The previous novel, MJ-12: Inception, set up our premise, with mysterious spheres found at the end of the Second World War leading to the imbuement or exaltation of certain individuals throughout the world with a variety of paranormal powers. Those individuals, called Variants, underwent a journey to being recruited, sometimes rather heavy handedly, into a secret government agency and trained to explore their powers, and be on the front lines of the nascent Cold War. That novel culminated with an amazing set piece running escape and fight behind the Iron Curtain, an excellent capstone that paid off everything the author built.

Now, in MJ-12: Shadows, Martinez continues the story of the program, with new recruits, and new discoveries and investigations of the how and why the event occurred, and what it all means. This is put into the framework, as mentioned above, of the complicated and tragic political situation of the March 1949 Syrian coup d’état. This was a piece of history I had not known anything about, and through the lens of the Majestic-12 program and its participants being caught within it, Martinez brings real history to life. I later learned through my own reading that he had not changed events significantly, that the series of events, as complicated and fantastic as they were, did not need any change.

Martinez does an excellent job balancing time and attention for the previous characters we have met, like Cal, who can heal, or harm, at a touch, with new agents-in-training, like Julia, who can phase through solid objects (and had been using that ability as a thief before being scooped up by Majestic), and Rick Yamato, who has peculiar abilities with electricity. Tying into the prejudices and problems and issues of the 20th century, Rick’s prior experience with being one of the Japanese Americans interned during World War II makes his participation in Majestic and being confined to an isolated army base for training a parallel that Martinez is very willing to make.

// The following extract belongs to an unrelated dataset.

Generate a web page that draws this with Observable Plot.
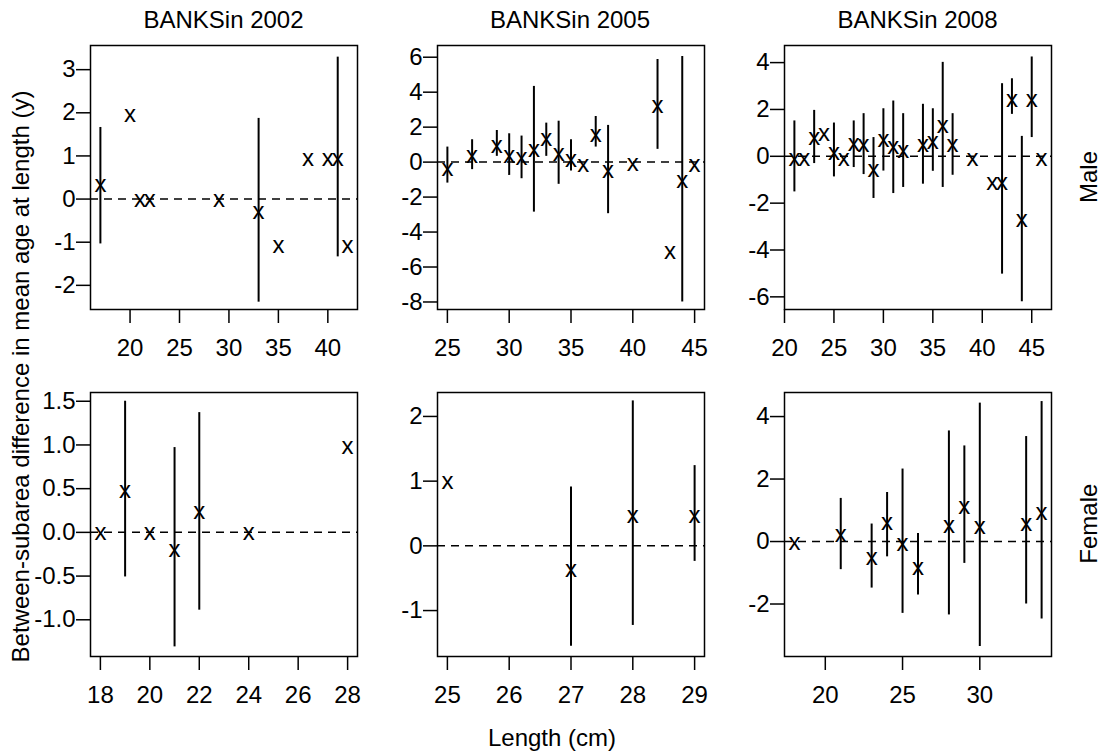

The action beats of the novel, like its predecessor, meld well with the character and historical detail that Martinez brings to the table. Once again, if you wondered what you’d get if you melded Cold War spy skullduggery with the X-men, the MJ-12 series is definitely something you should be reading, yesterday. The capstone set piece action of this novel takes place at a historically significant moment in history, deep within the Soviet Union’s borders. Martinez mixes character motivations and actions, the historical event, and of course the high powered Variants action in a glorious meld. He’s not afraid, either, to raise the stakes, and, yes, have agents pay the ultimate price. It’s a hard world,and not everyone survives a War, even a Cold one.

With MJ-12: Shadows, the author continues to maintain the balance of paranormal action, espionage thriller, and an eye on looking at real life events and problems in our history through the lens of his paranormal alternate. In many ways, the series is working like a secret alternate history of the Cold War, since the ground base historical events and movements on that geopolitical chessboard are not changing. Martinez is not interested, at least judging from these first two novels in the series, in upending the Cold War or sending it, in the large scale, in directions that it did not take in our world. Instead, by exploring what happens to these characters, to this sliver and slice of an imaginary branch of the cold war espionage apparatus, the ultimate stakes, the real changes, are in his new characters and how they deal with the powers they have, and their still mysterious origin. It does make MJ-12 Shadows, like its predecessor, a very personal set of stories, which is a strange thing to say for an cold war paranormal espionage thriller series, but that is what the author is achieving.

I strongly look forward to the third novel in the series, and to seeing what and where in the Cold War he brings these characters, and brings this secret paranormal history.